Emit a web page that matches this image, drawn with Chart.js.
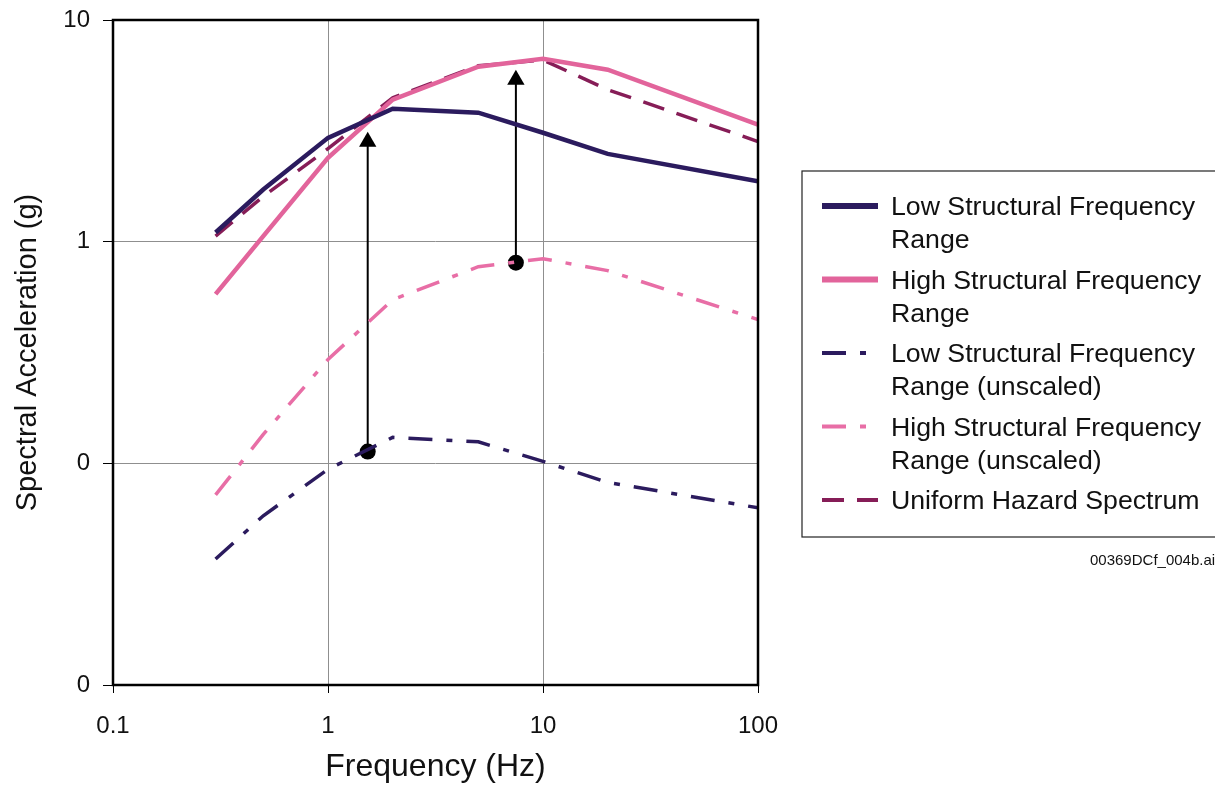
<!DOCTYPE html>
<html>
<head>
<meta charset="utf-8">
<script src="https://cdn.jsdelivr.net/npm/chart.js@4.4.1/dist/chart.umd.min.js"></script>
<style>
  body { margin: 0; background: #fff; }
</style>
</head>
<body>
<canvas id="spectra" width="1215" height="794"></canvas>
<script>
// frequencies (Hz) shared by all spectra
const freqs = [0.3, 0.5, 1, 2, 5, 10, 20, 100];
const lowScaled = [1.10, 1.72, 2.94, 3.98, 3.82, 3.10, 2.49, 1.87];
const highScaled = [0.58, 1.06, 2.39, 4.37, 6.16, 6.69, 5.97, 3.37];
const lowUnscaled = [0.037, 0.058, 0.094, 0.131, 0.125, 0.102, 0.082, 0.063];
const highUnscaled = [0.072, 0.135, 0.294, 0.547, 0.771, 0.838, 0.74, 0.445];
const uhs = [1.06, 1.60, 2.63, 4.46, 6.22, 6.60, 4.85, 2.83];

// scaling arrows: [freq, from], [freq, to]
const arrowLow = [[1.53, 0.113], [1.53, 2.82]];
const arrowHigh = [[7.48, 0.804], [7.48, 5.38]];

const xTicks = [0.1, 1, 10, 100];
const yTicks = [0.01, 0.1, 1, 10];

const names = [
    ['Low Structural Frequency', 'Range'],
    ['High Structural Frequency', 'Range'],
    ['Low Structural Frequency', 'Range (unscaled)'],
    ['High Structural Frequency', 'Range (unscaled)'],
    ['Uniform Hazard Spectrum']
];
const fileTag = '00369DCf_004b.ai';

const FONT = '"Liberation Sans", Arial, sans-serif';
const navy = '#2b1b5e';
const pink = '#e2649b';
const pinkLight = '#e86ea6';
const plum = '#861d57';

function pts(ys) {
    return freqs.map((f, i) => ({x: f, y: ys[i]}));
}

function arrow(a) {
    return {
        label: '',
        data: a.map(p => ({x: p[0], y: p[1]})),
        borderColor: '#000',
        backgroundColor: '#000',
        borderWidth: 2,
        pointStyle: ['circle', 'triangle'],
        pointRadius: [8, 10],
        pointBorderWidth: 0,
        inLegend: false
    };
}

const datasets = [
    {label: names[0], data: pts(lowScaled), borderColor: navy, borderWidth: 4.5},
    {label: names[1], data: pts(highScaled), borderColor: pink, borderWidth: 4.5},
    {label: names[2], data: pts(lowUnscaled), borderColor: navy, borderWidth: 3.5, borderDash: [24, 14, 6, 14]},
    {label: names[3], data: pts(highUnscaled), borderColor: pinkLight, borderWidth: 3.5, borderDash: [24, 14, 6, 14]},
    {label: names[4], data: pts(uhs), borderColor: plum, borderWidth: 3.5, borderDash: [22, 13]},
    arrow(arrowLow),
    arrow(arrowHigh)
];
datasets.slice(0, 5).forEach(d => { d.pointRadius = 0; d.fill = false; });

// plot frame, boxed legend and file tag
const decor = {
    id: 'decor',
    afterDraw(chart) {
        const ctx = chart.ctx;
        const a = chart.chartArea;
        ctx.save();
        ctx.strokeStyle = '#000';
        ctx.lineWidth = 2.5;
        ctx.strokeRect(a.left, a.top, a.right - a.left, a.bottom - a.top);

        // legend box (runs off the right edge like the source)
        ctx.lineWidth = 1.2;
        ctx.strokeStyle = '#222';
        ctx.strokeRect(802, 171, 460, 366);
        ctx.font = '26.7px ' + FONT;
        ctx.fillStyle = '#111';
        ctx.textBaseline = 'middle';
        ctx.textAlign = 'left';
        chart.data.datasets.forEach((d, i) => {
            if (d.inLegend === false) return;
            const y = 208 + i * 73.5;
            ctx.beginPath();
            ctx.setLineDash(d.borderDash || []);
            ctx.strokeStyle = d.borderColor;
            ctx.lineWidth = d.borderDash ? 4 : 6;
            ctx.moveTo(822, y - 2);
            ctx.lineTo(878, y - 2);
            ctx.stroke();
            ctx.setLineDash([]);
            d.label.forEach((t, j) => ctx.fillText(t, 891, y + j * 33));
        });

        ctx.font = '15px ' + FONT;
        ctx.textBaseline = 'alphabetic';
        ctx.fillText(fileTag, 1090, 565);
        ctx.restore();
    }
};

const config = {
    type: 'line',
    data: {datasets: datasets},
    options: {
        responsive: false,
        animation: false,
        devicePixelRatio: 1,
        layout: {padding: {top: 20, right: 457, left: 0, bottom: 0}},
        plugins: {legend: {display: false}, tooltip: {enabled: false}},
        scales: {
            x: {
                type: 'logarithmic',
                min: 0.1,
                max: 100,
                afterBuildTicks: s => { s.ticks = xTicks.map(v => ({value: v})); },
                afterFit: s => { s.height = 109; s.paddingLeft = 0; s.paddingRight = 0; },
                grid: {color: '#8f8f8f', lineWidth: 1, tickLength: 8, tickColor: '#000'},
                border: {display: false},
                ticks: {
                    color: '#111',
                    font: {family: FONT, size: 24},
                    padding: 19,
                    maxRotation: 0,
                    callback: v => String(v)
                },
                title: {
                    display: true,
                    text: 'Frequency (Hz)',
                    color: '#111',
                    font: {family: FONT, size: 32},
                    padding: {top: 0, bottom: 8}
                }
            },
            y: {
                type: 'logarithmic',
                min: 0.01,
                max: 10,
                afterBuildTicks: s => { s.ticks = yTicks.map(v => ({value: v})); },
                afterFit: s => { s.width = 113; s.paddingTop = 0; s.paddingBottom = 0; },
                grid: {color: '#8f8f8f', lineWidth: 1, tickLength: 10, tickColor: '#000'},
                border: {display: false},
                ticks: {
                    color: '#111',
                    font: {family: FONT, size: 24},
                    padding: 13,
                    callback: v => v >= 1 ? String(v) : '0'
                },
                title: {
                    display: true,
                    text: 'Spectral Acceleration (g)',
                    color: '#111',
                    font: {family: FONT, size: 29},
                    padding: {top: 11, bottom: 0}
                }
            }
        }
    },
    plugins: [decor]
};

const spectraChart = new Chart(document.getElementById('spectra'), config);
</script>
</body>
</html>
○ ○ ○ ○ ○ ○ ○
## Your objective
Print out the material word for word, omitting the pictures.

## Solution for this exercise
Emit a web page that matches this image, drawn with Chart.js.
<!DOCTYPE html>
<html>
<head>
<meta charset="utf-8">
<script src="https://cdn.jsdelivr.net/npm/chart.js@4.4.1/dist/chart.umd.min.js"></script>
<style>
  body { margin: 0; background: #fff; }
</style>
</head>
<body>
<canvas id="spectra" width="1215" height="794"></canvas>
<script>
// frequencies (Hz) shared by all spectra
const freqs = [0.3, 0.5, 1, 2, 5, 10, 20, 100];
const lowScaled = [1.10, 1.72, 2.94, 3.98, 3.82, 3.10, 2.49, 1.87];
const highScaled = [0.58, 1.06, 2.39, 4.37, 6.16, 6.69, 5.97, 3.37];
const lowUnscaled = [0.037, 0.058, 0.094, 0.131, 0.125, 0.102, 0.082, 0.063];
const highUnscaled = [0.072, 0.135, 0.294, 0.547, 0.771, 0.838, 0.74, 0.445];
const uhs = [1.06, 1.60, 2.63, 4.46, 6.22, 6.60, 4.85, 2.83];

// scaling arrows: [freq, from], [freq, to]
const arrowLow = [[1.53, 0.113], [1.53, 2.82]];
const arrowHigh = [[7.48, 0.804], [7.48, 5.38]];

const xTicks = [0.1, 1, 10, 100];
const yTicks = [0.01, 0.1, 1, 10];

const names = [
    ['Low Structural Frequency', 'Range'],
    ['High Structural Frequency', 'Range'],
    ['Low Structural Frequency', 'Range (unscaled)'],
    ['High Structural Frequency', 'Range (unscaled)'],
    ['Uniform Hazard Spectrum']
];
const fileTag = '00369DCf_004b.ai';

const FONT = '"Liberation Sans", Arial, sans-serif';
const navy = '#2b1b5e';
const pink = '#e2649b';
const pinkLight = '#e86ea6';
const plum = '#861d57';

function pts(ys) {
    return freqs.map((f, i) => ({x: f, y: ys[i]}));
}

function arrow(a) {
    return {
        label: '',
        data: a.map(p => ({x: p[0], y: p[1]})),
        borderColor: '#000',
        backgroundColor: '#000',
        borderWidth: 2,
        pointStyle: ['circle', 'triangle'],
        pointRadius: [8, 10],
        pointBorderWidth: 0,
        inLegend: false
    };
}

const datasets = [
    {label: names[0], data: pts(lowScaled), borderColor: navy, borderWidth: 4.5},
    {label: names[1], data: pts(highScaled), borderColor: pink, borderWidth: 4.5},
    {label: names[2], data: pts(lowUnscaled), borderColor: navy, borderWidth: 3.5, borderDash: [24, 14, 6, 14]},
    {label: names[3], data: pts(highUnscaled), borderColor: pinkLight, borderWidth: 3.5, borderDash: [24, 14, 6, 14]},
    {label: names[4], data: pts(uhs), borderColor: plum, borderWidth: 3.5, borderDash: [22, 13]},
    arrow(arrowLow),
    arrow(arrowHigh)
];
datasets.slice(0, 5).forEach(d => { d.pointRadius = 0; d.fill = false; });

// plot frame, boxed legend and file tag
const decor = {
    id: 'decor',
    afterDraw(chart) {
        const ctx = chart.ctx;
        const a = chart.chartArea;
        ctx.save();
        ctx.strokeStyle = '#000';
        ctx.lineWidth = 2.5;
        ctx.strokeRect(a.left, a.top, a.right - a.left, a.bottom - a.top);

        // legend box (runs off the right edge like the source)
        ctx.lineWidth = 1.2;
        ctx.strokeStyle = '#222';
        ctx.strokeRect(802, 171, 460, 366);
        ctx.font = '26.7px ' + FONT;
        ctx.fillStyle = '#111';
        ctx.textBaseline = 'middle';
        ctx.textAlign = 'left';
        chart.data.datasets.forEach((d, i) => {
            if (d.inLegend === false) return;
            const y = 208 + i * 73.5;
            ctx.beginPath();
            ctx.setLineDash(d.borderDash || []);
            ctx.strokeStyle = d.borderColor;
            ctx.lineWidth = d.borderDash ? 4 : 6;
            ctx.moveTo(822, y - 2);
            ctx.lineTo(878, y - 2);
            ctx.stroke();
            ctx.setLineDash([]);
            d.label.forEach((t, j) => ctx.fillText(t, 891, y + j * 33));
        });

        ctx.font = '15px ' + FONT;
        ctx.textBaseline = 'alphabetic';
        ctx.fillText(fileTag, 1090, 565);
        ctx.restore();
    }
};

const config = {
    type: 'line',
    data: {datasets: datasets},
    options: {
        responsive: false,
        animation: false,
        devicePixelRatio: 1,
        layout: {padding: {top: 20, right: 457, left: 0, bottom: 0}},
        plugins: {legend: {display: false}, tooltip: {enabled: false}},
        scales: {
            x: {
                type: 'logarithmic',
                min: 0.1,
                max: 100,
                afterBuildTicks: s => { s.ticks = xTicks.map(v => ({value: v})); },
                afterFit: s => { s.height = 109; s.paddingLeft = 0; s.paddingRight = 0; },
                grid: {color: '#8f8f8f', lineWidth: 1, tickLength: 8, tickColor: '#000'},
                border: {display: false},
                ticks: {
                    color: '#111',
                    font: {family: FONT, size: 24},
                    padding: 19,
                    maxRotation: 0,
                    callback: v => String(v)
                },
                title: {
                    display: true,
                    text: 'Frequency (Hz)',
                    color: '#111',
                    font: {family: FONT, size: 32},
                    padding: {top: 0, bottom: 8}
                }
            },
            y: {
                type: 'logarithmic',
                min: 0.01,
                max: 10,
                afterBuildTicks: s => { s.ticks = yTicks.map(v => ({value: v})); },
                afterFit: s => { s.width = 113; s.paddingTop = 0; s.paddingBottom = 0; },
                grid: {color: '#8f8f8f', lineWidth: 1, tickLength: 10, tickColor: '#000'},
                border: {display: false},
                ticks: {
                    color: '#111',
                    font: {family: FONT, size: 24},
                    padding: 13,
                    callback: v => v >= 1 ? String(v) : '0'
                },
                title: {
                    display: true,
                    text: 'Spectral Acceleration (g)',
                    color: '#111',
                    font: {family: FONT, size: 29},
                    padding: {top: 11, bottom: 0}
                }
            }
        }
    },
    plugins: [decor]
};

const spectraChart = new Chart(document.getElementById('spectra'), config);
</script>
</body>
</html>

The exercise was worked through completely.